Produce a word-for-word copy of the listing below without its pictures.

:: DATA EXTRACT ::

>> start

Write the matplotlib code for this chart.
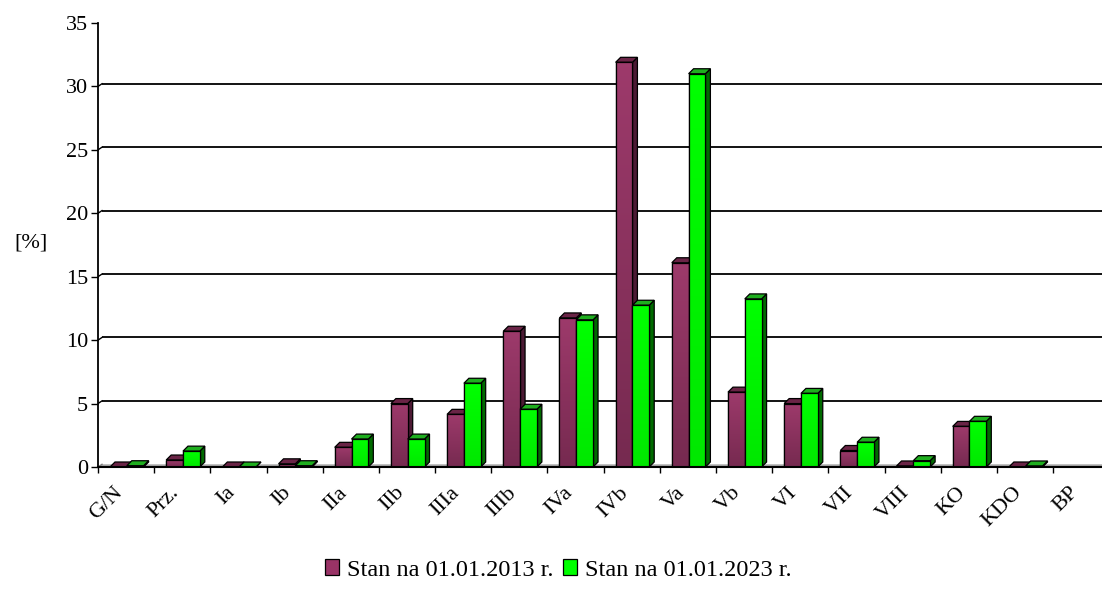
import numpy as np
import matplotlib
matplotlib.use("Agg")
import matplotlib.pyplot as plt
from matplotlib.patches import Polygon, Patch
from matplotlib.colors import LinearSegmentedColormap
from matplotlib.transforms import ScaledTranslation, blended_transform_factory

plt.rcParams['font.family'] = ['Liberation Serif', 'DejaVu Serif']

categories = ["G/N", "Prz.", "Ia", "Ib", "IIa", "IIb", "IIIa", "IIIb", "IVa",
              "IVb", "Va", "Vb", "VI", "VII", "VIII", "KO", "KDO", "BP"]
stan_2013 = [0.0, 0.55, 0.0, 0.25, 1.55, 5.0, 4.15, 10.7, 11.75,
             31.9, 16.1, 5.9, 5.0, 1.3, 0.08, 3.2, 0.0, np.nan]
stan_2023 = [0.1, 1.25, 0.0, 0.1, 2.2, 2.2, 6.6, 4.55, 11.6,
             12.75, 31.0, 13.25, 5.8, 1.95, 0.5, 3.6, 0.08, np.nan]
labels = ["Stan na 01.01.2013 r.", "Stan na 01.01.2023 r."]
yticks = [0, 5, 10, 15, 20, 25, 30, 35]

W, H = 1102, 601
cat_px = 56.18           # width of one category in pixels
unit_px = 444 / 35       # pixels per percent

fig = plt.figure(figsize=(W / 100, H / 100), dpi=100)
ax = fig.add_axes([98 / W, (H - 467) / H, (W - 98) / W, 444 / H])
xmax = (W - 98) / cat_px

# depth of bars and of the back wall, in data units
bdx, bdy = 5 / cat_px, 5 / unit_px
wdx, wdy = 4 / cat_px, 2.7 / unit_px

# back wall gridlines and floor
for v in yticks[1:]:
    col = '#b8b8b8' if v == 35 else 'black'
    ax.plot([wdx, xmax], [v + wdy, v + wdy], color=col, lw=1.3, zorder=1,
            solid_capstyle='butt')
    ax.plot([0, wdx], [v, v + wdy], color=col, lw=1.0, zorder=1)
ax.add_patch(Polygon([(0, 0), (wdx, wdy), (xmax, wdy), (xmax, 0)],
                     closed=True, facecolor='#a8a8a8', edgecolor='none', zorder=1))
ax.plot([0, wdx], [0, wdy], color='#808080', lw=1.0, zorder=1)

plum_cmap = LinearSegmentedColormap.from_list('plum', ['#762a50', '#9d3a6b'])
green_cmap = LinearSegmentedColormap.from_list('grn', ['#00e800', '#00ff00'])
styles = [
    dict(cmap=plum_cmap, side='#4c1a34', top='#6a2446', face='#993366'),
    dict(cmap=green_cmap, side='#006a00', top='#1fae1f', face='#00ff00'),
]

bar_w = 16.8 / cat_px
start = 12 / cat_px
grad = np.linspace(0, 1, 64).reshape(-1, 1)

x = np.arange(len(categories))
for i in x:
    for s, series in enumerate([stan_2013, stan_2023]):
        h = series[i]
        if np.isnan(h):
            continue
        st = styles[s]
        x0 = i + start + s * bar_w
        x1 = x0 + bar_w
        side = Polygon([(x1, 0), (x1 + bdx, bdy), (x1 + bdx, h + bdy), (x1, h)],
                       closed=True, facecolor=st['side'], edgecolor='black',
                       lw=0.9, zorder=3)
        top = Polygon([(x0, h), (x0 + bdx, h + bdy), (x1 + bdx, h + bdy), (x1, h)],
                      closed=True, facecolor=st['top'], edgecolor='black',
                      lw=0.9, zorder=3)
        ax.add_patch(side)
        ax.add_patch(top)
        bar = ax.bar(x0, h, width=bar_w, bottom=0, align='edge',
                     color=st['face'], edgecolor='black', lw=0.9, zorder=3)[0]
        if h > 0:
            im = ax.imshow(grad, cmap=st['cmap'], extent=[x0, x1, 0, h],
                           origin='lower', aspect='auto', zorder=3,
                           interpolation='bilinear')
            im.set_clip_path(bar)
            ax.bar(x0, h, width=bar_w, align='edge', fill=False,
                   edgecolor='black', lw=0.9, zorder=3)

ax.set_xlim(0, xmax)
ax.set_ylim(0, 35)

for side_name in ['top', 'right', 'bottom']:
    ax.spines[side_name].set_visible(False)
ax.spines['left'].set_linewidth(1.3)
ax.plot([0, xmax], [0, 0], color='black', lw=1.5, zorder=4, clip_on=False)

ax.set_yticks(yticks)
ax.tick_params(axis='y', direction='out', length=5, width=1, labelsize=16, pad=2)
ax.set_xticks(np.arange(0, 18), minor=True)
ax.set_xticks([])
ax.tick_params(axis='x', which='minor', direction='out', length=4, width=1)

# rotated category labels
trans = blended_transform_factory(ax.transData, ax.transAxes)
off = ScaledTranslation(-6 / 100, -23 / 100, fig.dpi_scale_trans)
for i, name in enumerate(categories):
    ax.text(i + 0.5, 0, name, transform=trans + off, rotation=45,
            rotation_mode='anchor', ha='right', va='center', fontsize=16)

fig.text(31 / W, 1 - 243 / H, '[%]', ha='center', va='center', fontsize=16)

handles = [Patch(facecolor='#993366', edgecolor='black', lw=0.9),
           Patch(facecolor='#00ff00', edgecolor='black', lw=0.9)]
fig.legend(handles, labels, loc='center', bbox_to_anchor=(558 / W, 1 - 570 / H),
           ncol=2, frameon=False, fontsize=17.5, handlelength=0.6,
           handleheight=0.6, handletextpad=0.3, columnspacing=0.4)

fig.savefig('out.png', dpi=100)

>> end

:: COMPLETE RESPONSE ::
Write the matplotlib code for this chart.
import numpy as np
import matplotlib
matplotlib.use("Agg")
import matplotlib.pyplot as plt
from matplotlib.patches import Polygon, Patch
from matplotlib.colors import LinearSegmentedColormap
from matplotlib.transforms import ScaledTranslation, blended_transform_factory

plt.rcParams['font.family'] = ['Liberation Serif', 'DejaVu Serif']

categories = ["G/N", "Prz.", "Ia", "Ib", "IIa", "IIb", "IIIa", "IIIb", "IVa",
              "IVb", "Va", "Vb", "VI", "VII", "VIII", "KO", "KDO", "BP"]
stan_2013 = [0.0, 0.55, 0.0, 0.25, 1.55, 5.0, 4.15, 10.7, 11.75,
             31.9, 16.1, 5.9, 5.0, 1.3, 0.08, 3.2, 0.0, np.nan]
stan_2023 = [0.1, 1.25, 0.0, 0.1, 2.2, 2.2, 6.6, 4.55, 11.6,
             12.75, 31.0, 13.25, 5.8, 1.95, 0.5, 3.6, 0.08, np.nan]
labels = ["Stan na 01.01.2013 r.", "Stan na 01.01.2023 r."]
yticks = [0, 5, 10, 15, 20, 25, 30, 35]

W, H = 1102, 601
cat_px = 56.18           # width of one category in pixels
unit_px = 444 / 35       # pixels per percent

fig = plt.figure(figsize=(W / 100, H / 100), dpi=100)
ax = fig.add_axes([98 / W, (H - 467) / H, (W - 98) / W, 444 / H])
xmax = (W - 98) / cat_px

# depth of bars and of the back wall, in data units
bdx, bdy = 5 / cat_px, 5 / unit_px
wdx, wdy = 4 / cat_px, 2.7 / unit_px

# back wall gridlines and floor
for v in yticks[1:]:
    col = '#b8b8b8' if v == 35 else 'black'
    ax.plot([wdx, xmax], [v + wdy, v + wdy], color=col, lw=1.3, zorder=1,
            solid_capstyle='butt')
    ax.plot([0, wdx], [v, v + wdy], color=col, lw=1.0, zorder=1)
ax.add_patch(Polygon([(0, 0), (wdx, wdy), (xmax, wdy), (xmax, 0)],
                     closed=True, facecolor='#a8a8a8', edgecolor='none', zorder=1))
ax.plot([0, wdx], [0, wdy], color='#808080', lw=1.0, zorder=1)

plum_cmap = LinearSegmentedColormap.from_list('plum', ['#762a50', '#9d3a6b'])
green_cmap = LinearSegmentedColormap.from_list('grn', ['#00e800', '#00ff00'])
styles = [
    dict(cmap=plum_cmap, side='#4c1a34', top='#6a2446', face='#993366'),
    dict(cmap=green_cmap, side='#006a00', top='#1fae1f', face='#00ff00'),
]

bar_w = 16.8 / cat_px
start = 12 / cat_px
grad = np.linspace(0, 1, 64).reshape(-1, 1)

x = np.arange(len(categories))
for i in x:
    for s, series in enumerate([stan_2013, stan_2023]):
        h = series[i]
        if np.isnan(h):
            continue
        st = styles[s]
        x0 = i + start + s * bar_w
        x1 = x0 + bar_w
        side = Polygon([(x1, 0), (x1 + bdx, bdy), (x1 + bdx, h + bdy), (x1, h)],
                       closed=True, facecolor=st['side'], edgecolor='black',
                       lw=0.9, zorder=3)
        top = Polygon([(x0, h), (x0 + bdx, h + bdy), (x1 + bdx, h + bdy), (x1, h)],
                      closed=True, facecolor=st['top'], edgecolor='black',
                      lw=0.9, zorder=3)
        ax.add_patch(side)
        ax.add_patch(top)
        bar = ax.bar(x0, h, width=bar_w, bottom=0, align='edge',
                     color=st['face'], edgecolor='black', lw=0.9, zorder=3)[0]
        if h > 0:
            im = ax.imshow(grad, cmap=st['cmap'], extent=[x0, x1, 0, h],
                           origin='lower', aspect='auto', zorder=3,
                           interpolation='bilinear')
            im.set_clip_path(bar)
            ax.bar(x0, h, width=bar_w, align='edge', fill=False,
                   edgecolor='black', lw=0.9, zorder=3)

ax.set_xlim(0, xmax)
ax.set_ylim(0, 35)

for side_name in ['top', 'right', 'bottom']:
    ax.spines[side_name].set_visible(False)
ax.spines['left'].set_linewidth(1.3)
ax.plot([0, xmax], [0, 0], color='black', lw=1.5, zorder=4, clip_on=False)

ax.set_yticks(yticks)
ax.tick_params(axis='y', direction='out', length=5, width=1, labelsize=16, pad=2)
ax.set_xticks(np.arange(0, 18), minor=True)
ax.set_xticks([])
ax.tick_params(axis='x', which='minor', direction='out', length=4, width=1)

# rotated category labels
trans = blended_transform_factory(ax.transData, ax.transAxes)
off = ScaledTranslation(-6 / 100, -23 / 100, fig.dpi_scale_trans)
for i, name in enumerate(categories):
    ax.text(i + 0.5, 0, name, transform=trans + off, rotation=45,
            rotation_mode='anchor', ha='right', va='center', fontsize=16)

fig.text(31 / W, 1 - 243 / H, '[%]', ha='center', va='center', fontsize=16)

handles = [Patch(facecolor='#993366', edgecolor='black', lw=0.9),
           Patch(facecolor='#00ff00', edgecolor='black', lw=0.9)]
fig.legend(handles, labels, loc='center', bbox_to_anchor=(558 / W, 1 - 570 / H),
           ncol=2, frameon=False, fontsize=17.5, handlelength=0.6,
           handleheight=0.6, handletextpad=0.3, columnspacing=0.4)

fig.savefig('out.png', dpi=100)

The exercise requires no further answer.